Forking as (Cultural) Feature

Klint Finley has written about Ward Cunningham's development of Fedwiki , linking ideas around Fedwiki to Github, whose strapline is "Build software better, together".

Our enterprise at this happening seems to be (learning about) building more generalised knowledge than software though the software may be building in response to this and other Fedwiki happenings.

In the federated wiki we are using the meaning of fork "to divide in branches, go separate ways". Some new to fedwiki who are strugggling to learn how to use it may note that fork was also used to mean "forked instrument used by torturers," Online Etymology Dictionary .

In 2010, Anil Dash characterised forking as a cultural feature, asserting that Linus Torvald has "changed the social dynamic around forking, turning the idea of multiple versions of a work from a cultural weakness into a cultural strength."html . For a woman the idea that Torvald's 'fathering' of Git is a great achievement of cultural creation may be at odds with the claim that the embracing of forking can lead to more inclusive communities and software.

Feminists know that Women's Ways of Knowing leads to diversity of ideas but forking seems somehow different from a feminist approach.

more discussion

What else do we fork? Templated structures, as in fill in the blank PPT templates. Genres are fork repositories. Formulaic written compositions such as marriage announcements. But these aren't content so much as patterns of variables.

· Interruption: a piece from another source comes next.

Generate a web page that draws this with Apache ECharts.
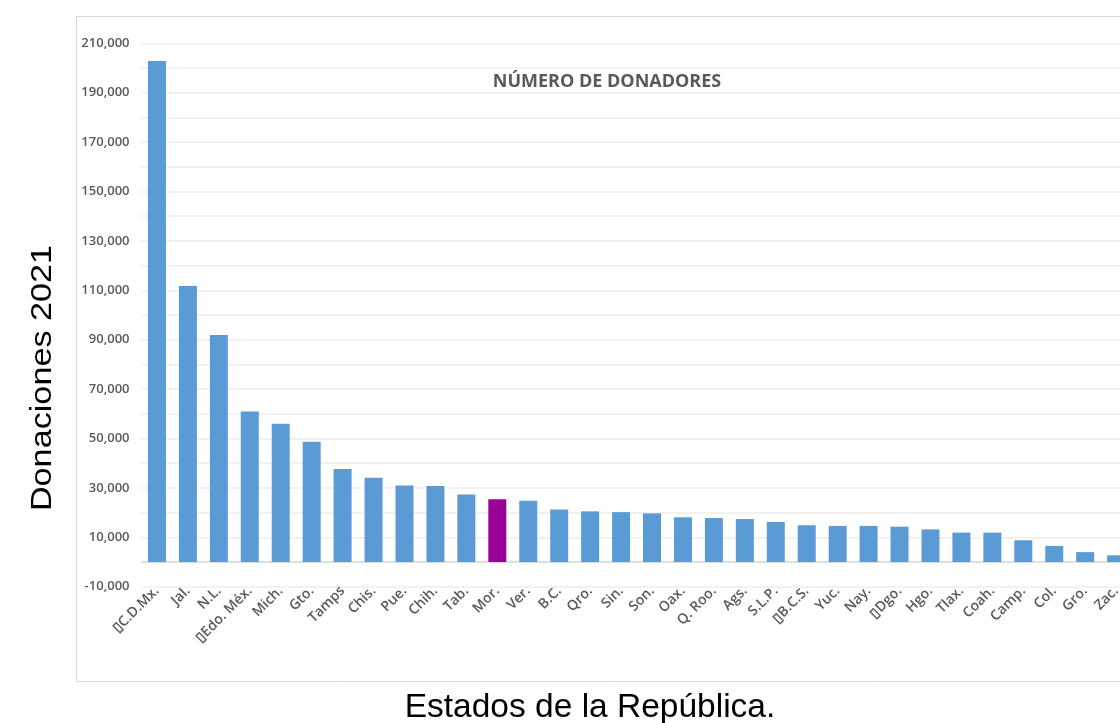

What content do we fork? When we narrate to a friend an account of, say, a film or tv program, is that a fork? Tattoos? Is an off-set poster of a painting a fork? Surely adjusting a recipe to suit taste creates a fork. Ezra Pound forked Homer in Canto #1 html , and Y0UNG-HAE CHANG HEAVY INDUSTRIES forked Pound in Dakota html . Chaucer forked Bocaccio. Shakespeare? Certainly borrowed plots, but is that forking? MIA in "Paper Planes" forked The Clash "Straight to Hell". What are edge cases? What are clear cases?

Forking as a cultural feature is tapping into the cultural repository as a starting point, creating a copy, then versioning it, and sharing that new version back out. -- M C Morgan

Comment from Frances Bell Thanks M C Morgan- I had a feeling it was going to be good to bump into you via Jacquard Loom.

I really like the idea of forking as tapping into the cultural repository to copy/edit and share back. This can be words, links, reused images/videos as you and I might do when forking, editing, sharing back pages/notes. But with my present state of knowledge (I can't speak for you) I can't fork and edit the software itself and yet I know that others here can do both. So it's interesting to me to ponder how forking a page is like and not like forking a piece of software.

Comment from M C Morgan. On FedWiki, forking is copying and working with content. Forking software is copying and working code. That's a different cultural repository, I'd guess. Any programmers out there to weigh in on that?

But when it comes to forking content as a cultural gesture or move or feature, FedWiki doesn't ask about expertise. Anyone in the neighborhood can fork to their personal site, and if they feel up to it, refactor, remix, etc and share out. Others in the neighborhood can draw the new stuff back into the neighborhood or not. The cruelest move might be to be ignored.

As another example: Forking as a political / ideological move - because all interesting cultural moves are ideological. God Save the King was forked by the 2nd gen American Sam Smith (Not the brewer, the composer, but the irony would interest QI) as My Country 'Tis of Thee (1831). Sam kept the tune, and refashioned the words. That might have been a insult to royalty. As far as I know, they haven't forked back. With apologies to Frances Bell.